# 'Solent Enterprise' fire!



## JohnnieIOW (Aug 3, 2008)

Have some of you heard that are interested as i am in the Solent ferry traffic that 6 days ago in Denmark, a fire engulfed and destroyed the top deck of the ex-Gosport Ferry 'Solent Enterprise'.(now a floating cafe called 'Sundance'). I have such fond memories of this ferry, always loved it when she was off her cruising/private hire duties and was running on the ferry run with the 'Portsmouth Queen', I loved the contrast between her and 'the Queens', I remember by the end of the year her light green aft funnel top ended up black with soot, unlike 'the Queens' she use to belch out thick grey smoke! I remember also though she was 275 tons she only carried 20 cycles, (her cycle area was like an alley way), the 'Portsmouth Queen' was 159 tons and carried 80 cycles. Despite the less available cycle space, she proved as popular on the ferry run as she did on her cruises. Sad to read about the fire on board, hope this won't mean the end of our dear 'Solent Enterprise'. Talking of 'the Queens' have they been retired or semi retired since the latest new 'Spirit' was added to the fleet? anyone got any news about them?
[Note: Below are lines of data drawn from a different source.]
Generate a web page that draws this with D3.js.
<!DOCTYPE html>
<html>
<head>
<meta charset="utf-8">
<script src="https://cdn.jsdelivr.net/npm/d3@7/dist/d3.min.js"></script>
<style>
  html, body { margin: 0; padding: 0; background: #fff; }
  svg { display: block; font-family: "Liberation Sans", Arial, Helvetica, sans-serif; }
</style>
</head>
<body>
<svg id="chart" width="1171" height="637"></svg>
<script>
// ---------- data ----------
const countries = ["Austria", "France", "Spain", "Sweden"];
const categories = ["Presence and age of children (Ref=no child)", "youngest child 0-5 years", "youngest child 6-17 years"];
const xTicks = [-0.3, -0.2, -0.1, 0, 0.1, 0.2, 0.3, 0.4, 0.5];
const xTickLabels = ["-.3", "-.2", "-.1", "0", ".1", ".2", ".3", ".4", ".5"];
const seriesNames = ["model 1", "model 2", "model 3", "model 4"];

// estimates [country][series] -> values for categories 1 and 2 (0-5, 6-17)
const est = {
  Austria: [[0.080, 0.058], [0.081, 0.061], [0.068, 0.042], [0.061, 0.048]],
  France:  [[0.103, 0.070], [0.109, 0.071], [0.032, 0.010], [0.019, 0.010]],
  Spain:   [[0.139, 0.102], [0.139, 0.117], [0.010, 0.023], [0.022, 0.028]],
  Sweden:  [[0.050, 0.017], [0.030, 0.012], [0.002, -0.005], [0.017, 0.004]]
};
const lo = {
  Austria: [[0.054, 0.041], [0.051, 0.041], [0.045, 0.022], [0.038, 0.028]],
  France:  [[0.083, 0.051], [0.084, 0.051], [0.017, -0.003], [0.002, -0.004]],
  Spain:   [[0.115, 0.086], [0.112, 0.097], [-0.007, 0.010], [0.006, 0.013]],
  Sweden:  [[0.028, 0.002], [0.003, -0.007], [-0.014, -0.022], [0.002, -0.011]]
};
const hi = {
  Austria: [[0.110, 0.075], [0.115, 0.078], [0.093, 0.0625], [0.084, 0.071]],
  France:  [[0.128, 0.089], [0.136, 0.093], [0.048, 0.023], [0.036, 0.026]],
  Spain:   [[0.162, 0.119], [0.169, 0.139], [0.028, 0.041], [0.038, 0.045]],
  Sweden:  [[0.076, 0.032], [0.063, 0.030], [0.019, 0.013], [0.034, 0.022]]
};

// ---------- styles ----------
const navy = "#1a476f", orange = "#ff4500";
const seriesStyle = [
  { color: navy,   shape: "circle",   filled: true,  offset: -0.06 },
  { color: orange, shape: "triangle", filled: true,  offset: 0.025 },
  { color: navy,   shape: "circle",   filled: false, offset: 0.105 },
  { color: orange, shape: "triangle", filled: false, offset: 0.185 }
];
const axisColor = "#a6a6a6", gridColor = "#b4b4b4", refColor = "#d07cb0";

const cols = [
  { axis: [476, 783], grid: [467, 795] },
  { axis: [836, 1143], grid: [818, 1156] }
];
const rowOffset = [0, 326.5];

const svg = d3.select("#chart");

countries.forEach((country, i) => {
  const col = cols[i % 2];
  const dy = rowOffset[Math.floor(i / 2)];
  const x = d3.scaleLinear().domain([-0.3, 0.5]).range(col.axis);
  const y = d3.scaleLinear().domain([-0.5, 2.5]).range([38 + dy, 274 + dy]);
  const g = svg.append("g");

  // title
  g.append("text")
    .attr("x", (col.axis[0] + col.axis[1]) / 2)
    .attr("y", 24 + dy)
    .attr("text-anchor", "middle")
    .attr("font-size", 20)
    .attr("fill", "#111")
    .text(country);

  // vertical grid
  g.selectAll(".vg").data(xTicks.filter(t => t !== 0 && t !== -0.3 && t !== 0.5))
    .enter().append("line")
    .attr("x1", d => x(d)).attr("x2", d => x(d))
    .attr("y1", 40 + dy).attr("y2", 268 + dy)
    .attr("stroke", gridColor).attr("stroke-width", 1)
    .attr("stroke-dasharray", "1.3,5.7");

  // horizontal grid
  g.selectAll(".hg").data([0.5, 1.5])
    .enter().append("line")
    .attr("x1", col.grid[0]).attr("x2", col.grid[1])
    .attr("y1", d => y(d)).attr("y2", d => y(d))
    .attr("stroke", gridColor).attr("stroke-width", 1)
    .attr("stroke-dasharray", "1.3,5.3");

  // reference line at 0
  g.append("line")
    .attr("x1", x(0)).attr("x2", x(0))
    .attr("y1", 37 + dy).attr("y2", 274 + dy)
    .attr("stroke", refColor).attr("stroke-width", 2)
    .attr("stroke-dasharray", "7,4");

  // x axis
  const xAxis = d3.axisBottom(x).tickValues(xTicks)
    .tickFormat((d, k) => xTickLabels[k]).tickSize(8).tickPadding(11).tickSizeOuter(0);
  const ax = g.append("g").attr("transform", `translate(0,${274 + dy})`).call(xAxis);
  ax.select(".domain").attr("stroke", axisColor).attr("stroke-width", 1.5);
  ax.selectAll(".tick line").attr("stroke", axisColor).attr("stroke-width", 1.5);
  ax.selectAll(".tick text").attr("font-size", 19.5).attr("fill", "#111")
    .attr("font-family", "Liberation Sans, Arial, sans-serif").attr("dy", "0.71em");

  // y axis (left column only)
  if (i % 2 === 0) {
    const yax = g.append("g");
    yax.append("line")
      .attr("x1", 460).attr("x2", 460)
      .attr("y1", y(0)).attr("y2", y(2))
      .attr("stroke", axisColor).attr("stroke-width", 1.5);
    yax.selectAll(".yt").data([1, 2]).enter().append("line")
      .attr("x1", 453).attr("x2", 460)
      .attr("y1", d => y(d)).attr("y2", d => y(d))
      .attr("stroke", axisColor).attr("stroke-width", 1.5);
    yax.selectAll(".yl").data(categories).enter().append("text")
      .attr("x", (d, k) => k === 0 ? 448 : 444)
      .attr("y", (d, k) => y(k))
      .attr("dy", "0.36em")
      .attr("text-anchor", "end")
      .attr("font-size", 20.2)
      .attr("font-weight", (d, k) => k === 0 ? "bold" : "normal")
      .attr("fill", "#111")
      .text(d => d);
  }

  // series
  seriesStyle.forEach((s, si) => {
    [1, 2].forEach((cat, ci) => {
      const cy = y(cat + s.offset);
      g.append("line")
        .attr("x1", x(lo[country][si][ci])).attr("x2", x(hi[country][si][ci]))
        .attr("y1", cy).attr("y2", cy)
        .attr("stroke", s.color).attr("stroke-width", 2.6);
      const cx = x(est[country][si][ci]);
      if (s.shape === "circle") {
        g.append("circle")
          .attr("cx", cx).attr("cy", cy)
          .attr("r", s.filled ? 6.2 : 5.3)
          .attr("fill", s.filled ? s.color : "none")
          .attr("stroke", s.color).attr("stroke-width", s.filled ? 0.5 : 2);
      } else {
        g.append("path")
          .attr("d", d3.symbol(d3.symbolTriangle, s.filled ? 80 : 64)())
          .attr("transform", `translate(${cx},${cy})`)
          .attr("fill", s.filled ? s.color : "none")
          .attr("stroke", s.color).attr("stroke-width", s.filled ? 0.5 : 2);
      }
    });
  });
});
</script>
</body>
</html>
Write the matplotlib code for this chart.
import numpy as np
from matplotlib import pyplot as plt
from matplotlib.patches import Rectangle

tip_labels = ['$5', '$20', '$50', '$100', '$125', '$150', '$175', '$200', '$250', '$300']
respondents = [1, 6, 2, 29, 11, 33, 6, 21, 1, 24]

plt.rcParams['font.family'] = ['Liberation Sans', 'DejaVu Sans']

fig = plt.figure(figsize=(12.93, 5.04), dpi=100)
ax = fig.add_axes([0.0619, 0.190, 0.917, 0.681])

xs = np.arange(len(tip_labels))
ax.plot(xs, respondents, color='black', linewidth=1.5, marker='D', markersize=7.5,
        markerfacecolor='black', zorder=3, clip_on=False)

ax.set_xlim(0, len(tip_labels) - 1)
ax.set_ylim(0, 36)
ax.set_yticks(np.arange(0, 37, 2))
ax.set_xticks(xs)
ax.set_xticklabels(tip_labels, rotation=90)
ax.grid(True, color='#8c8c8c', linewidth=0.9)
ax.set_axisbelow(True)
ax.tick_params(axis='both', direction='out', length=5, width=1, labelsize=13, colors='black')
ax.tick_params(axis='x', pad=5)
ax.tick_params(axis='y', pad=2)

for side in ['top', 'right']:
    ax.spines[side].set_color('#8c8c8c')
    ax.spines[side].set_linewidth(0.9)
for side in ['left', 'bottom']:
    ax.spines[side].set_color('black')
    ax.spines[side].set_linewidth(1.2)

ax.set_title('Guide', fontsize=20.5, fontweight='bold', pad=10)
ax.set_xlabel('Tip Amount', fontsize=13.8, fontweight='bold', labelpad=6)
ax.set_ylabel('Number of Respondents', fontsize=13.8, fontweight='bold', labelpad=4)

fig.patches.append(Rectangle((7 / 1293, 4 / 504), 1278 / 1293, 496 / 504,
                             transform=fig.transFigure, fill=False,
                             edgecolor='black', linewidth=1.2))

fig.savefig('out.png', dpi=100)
I have added a photo of the ex-'Solent Enterprise' on fire, in the Ferries gallery.


----------



## Bob S (Jul 12, 2004)

Built originally as Gay Enterprise before becoming Solent Enterprise. Saw her a few times as Sundance on the Thames. She went to Denmark in 2008.

May be of interest, the old Portsmouth/Gosport ferry Vesta is still in service on the Thames as the Duchess M on the Tilbury/Gravesend run.


----------